Economic development on tribal lands has long meant mostly casinos and coal mines. Heather Fleming, founder of Change Labs, wants to change that to social entrepreneurship and the digital economy.

It’s a grand challenge for Fleming, a native of Tuba City, the largest city on the Navajo Nation with a population of 8,611. Fleming studied design at Stanford before founding Catapult Design, which helps design products for underserved communities worldwide. With Change Labs, she’s bringing global social innovation back to the reservation.

Entrepreneurship, she says, can turn a wealth of need into wealth-generating opportunities. “There’s no one working on recycling, clean water, electricity access,” she says. “Is there a great idea out there for how to bring electricity to the 20% of the population that’s completely disconnected from the grid?”

Unemployment rates on the reservation reach 60%. Basic infrastructure barely exists, let alone internet and mobile penetration. But dig a little deeper, says Fleming, and you’ll find a community of informal entrepreneurs, trading crafts and jewelry, making and selling food and hawking chopped firewood.

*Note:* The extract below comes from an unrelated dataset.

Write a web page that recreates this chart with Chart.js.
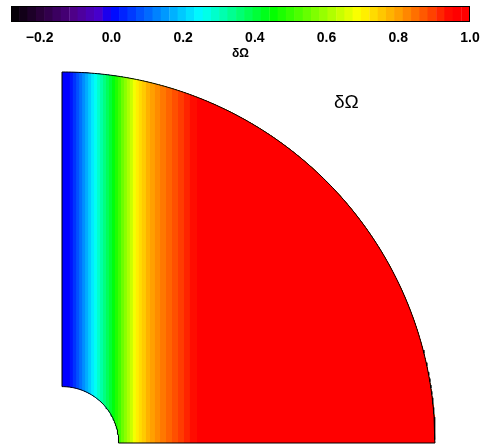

“They’re all entrepreneurs, they just don’t see themselves that way,” she says.

When Change Labs organized its first entrepreneurship lab five-years ago to explore challenges faced by small-business owners, Fleming expected maybe 30 people. More than 100 turned up. Today, Change Labs hosts quarterly pop-up entrepreneurial labs across the reservation to help Navajo founders spot challenges and turn ideas into registered businesses. In May, Change Labs gained access to land where it plans to open a co-working space for entrepreneurs.